## What is required:
Reproduce nothing but the lines from the start of the material through the line that includes "from matplotlib.transforms import", both ends included, and omit every picture.
## Begin Dataset content
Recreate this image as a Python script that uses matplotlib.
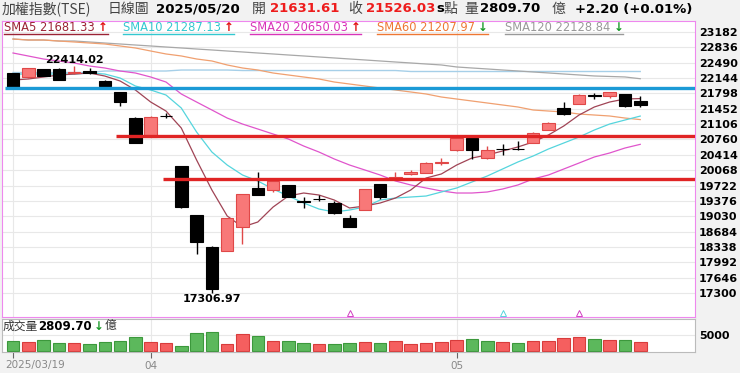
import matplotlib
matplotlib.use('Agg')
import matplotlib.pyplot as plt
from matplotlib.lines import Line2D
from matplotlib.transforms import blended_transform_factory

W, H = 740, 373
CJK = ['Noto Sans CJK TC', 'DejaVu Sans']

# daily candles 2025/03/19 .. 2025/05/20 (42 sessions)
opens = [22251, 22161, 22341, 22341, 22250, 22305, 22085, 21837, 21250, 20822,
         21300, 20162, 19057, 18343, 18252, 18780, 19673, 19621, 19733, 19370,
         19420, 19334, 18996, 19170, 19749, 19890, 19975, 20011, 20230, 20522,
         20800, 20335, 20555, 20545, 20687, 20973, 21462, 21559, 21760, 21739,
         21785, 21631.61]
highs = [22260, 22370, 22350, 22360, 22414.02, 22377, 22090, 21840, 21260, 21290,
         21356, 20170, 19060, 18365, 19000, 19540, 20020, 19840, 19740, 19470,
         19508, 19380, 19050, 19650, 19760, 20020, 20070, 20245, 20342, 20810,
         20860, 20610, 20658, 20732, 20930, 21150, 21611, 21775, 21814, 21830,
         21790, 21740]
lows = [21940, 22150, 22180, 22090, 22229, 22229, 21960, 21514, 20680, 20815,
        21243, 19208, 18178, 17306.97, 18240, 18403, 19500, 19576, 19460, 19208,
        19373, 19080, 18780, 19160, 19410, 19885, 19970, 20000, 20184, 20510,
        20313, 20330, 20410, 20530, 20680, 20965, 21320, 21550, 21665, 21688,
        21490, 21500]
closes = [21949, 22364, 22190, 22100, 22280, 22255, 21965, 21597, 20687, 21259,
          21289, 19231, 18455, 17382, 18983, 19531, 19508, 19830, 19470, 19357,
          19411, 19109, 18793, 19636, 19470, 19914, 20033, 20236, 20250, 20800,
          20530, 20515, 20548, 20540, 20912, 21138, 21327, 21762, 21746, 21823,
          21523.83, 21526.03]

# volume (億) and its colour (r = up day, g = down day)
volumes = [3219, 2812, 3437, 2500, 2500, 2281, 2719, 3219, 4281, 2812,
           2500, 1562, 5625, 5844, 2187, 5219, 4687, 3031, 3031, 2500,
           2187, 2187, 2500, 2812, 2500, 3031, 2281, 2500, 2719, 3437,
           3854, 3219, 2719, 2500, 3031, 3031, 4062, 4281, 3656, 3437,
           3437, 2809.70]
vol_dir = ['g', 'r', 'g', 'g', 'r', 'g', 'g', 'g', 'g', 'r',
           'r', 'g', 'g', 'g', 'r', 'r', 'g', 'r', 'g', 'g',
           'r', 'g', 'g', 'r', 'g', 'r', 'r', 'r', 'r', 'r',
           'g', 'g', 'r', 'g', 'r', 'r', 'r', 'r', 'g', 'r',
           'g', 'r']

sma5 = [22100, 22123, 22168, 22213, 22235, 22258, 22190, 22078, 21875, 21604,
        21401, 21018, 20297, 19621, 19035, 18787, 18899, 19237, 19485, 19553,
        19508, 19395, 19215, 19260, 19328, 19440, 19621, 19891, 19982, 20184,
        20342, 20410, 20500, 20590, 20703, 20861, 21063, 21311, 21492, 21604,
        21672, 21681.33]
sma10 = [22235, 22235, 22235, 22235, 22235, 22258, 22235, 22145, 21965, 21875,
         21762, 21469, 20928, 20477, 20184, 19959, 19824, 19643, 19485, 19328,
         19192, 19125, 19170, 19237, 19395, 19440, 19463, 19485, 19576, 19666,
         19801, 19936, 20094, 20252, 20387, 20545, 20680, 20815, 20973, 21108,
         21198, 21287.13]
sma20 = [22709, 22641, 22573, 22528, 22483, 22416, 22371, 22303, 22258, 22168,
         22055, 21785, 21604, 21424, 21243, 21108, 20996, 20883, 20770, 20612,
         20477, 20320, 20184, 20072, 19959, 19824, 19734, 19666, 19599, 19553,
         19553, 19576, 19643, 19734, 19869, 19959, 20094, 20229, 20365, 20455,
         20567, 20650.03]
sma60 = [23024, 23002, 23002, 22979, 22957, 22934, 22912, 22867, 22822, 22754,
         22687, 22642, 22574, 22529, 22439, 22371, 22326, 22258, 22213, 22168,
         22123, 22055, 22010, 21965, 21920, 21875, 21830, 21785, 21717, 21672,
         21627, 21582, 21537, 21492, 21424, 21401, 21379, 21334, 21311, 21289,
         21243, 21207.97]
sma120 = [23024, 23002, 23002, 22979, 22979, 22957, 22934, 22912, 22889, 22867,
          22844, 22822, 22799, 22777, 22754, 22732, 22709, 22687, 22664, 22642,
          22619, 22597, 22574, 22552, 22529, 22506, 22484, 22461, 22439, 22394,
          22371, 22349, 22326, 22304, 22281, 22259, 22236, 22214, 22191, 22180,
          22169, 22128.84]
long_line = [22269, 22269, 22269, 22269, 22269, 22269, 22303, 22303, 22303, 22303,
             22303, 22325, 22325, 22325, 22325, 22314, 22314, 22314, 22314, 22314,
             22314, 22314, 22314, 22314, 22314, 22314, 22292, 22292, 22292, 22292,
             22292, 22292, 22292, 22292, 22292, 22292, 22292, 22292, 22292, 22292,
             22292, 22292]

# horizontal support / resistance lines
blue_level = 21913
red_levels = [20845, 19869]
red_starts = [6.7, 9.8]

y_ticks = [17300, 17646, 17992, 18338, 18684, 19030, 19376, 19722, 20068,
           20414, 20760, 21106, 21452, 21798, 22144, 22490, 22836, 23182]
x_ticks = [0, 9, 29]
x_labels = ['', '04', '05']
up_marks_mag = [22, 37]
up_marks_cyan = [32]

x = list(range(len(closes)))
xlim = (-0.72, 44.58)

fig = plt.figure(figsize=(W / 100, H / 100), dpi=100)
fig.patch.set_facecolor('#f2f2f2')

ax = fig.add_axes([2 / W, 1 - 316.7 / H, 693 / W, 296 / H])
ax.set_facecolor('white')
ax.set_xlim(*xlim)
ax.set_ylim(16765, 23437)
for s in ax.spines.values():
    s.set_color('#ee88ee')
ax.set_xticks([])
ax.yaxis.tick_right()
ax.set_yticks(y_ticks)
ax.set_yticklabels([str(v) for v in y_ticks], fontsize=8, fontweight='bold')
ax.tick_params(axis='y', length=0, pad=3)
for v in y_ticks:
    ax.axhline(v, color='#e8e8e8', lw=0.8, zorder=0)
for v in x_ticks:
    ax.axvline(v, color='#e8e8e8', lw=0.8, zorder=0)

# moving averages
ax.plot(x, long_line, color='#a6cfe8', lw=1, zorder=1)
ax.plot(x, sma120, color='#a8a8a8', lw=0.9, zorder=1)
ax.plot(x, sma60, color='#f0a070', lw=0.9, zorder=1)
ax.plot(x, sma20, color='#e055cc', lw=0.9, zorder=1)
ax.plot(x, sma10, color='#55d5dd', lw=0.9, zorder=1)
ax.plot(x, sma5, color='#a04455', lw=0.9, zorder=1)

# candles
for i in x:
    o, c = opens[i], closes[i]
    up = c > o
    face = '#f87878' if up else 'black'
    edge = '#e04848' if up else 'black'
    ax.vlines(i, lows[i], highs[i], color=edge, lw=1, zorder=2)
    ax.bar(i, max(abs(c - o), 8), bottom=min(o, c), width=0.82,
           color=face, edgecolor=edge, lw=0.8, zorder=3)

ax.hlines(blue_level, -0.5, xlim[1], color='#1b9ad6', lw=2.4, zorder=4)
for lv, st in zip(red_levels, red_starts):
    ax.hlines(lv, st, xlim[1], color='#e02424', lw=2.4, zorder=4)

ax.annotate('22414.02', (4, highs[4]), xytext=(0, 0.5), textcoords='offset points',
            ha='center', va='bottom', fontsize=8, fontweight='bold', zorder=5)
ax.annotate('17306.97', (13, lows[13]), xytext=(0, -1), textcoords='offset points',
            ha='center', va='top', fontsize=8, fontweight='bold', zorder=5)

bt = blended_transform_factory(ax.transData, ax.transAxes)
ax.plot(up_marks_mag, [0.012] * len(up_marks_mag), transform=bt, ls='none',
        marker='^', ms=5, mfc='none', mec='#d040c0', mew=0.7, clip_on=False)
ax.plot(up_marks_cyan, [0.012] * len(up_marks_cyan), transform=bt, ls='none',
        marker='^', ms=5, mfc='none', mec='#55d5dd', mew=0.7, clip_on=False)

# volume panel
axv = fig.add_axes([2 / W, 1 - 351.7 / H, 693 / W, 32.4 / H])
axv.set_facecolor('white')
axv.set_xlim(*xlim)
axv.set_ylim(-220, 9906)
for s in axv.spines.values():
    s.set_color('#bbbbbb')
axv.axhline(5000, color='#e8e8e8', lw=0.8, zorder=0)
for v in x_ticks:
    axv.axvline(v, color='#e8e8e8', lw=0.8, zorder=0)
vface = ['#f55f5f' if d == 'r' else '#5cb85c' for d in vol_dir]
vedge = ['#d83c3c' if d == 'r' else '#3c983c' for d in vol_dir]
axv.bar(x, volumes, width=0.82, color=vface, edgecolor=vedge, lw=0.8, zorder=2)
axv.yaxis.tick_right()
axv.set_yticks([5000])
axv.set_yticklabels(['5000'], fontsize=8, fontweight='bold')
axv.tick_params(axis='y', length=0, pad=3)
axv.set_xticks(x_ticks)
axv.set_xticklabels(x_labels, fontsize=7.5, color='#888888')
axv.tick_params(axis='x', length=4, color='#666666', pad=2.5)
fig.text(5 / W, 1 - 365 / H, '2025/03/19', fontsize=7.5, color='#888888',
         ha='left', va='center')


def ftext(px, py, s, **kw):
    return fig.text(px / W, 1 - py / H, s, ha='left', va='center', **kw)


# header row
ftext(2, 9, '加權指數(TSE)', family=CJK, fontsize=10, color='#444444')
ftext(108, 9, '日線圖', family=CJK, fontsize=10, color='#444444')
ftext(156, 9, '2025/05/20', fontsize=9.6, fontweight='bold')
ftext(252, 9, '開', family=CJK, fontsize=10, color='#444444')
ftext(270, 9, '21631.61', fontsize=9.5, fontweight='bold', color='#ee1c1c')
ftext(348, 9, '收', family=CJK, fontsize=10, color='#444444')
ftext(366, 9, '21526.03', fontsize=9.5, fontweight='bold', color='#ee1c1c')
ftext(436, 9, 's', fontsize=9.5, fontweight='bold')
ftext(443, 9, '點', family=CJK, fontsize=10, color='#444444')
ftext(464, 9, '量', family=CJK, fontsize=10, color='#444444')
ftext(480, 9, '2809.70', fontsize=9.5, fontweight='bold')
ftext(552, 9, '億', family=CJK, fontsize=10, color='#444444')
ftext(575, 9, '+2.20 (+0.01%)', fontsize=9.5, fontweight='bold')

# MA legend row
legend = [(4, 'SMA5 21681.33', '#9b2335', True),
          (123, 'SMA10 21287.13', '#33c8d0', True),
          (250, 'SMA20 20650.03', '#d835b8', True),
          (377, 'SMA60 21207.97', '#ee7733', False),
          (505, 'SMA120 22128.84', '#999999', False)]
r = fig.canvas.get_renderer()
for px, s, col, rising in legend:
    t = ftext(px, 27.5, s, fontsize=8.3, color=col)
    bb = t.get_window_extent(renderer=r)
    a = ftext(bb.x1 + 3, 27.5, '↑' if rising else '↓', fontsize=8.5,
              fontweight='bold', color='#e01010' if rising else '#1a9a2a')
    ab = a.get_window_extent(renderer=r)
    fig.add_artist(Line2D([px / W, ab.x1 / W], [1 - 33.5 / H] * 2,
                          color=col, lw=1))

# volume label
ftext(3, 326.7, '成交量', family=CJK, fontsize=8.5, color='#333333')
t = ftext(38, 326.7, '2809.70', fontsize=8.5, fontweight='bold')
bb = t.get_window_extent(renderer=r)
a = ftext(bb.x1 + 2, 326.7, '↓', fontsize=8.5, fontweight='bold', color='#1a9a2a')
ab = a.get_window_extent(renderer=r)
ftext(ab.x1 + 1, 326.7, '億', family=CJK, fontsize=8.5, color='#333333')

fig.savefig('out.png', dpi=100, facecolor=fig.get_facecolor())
## End Dataset content
## Output below:
Recreate this image as a Python script that uses matplotlib.
import matplotlib
matplotlib.use('Agg')
import matplotlib.pyplot as plt
from matplotlib.lines import Line2D
from matplotlib.transforms import blended_transform_factory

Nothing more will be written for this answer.